What you need to know about school board elections

The General Election is Tuesday, November 7. This year some of the most important elections are also the most local – the elections for school board directors.

School boards wield a considerable amount of power. They create budgets, levy taxes, and oversee school administrators and the education of our children. Despite the power and responsibility, school board directors serve as unpaid volunteers. School board directors are elected by their communities. These elections are as local as it gets with our civic minded neighbors stepping up to do this important job.

Pennsylvania is a “closed primary” state. This means that if you are a Democrat, you may vote only for Democratic candidates, and if you are a Republican, you may vote only for Republicans.
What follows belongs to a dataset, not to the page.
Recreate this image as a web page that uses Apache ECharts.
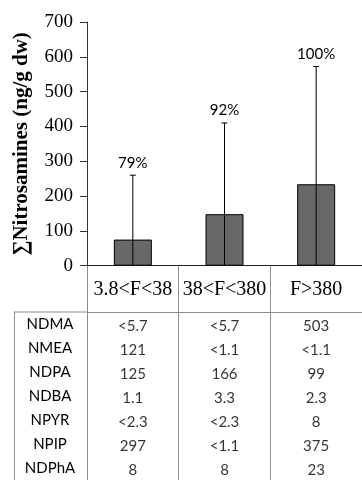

Independents are not eligible to vote in primary elections. 

In order to minimize partisan political interference in school board and judgeship elections, Pennsylvania law allows candidates for school board and judges to file on both the Democratic and Republican ballots, a process called “cross-filing”. School board directors’ primary focus must be on ensuring a quality education for our children, not partisan politics or ideology, and judges must be above influence by partisan politics.

Unfortunately, that has changed. Republicans see school board races as a way to take back power in areas which have shifted toward the Democrats in the past eight years. Right-leaning groups are spending millions on candidates who promise to scale back teachings on race, remove offending books from libraries, attack LGBTQ students and teachers, and impose their own religious and ideological views on our schools – the most important institution in our communities. Candidates with this agenda are running in almost all of our local school districts, and many of them have signaled their partisan agenda by not cross-filing and declaring themselves to be conservatives pushing a conservative ideology.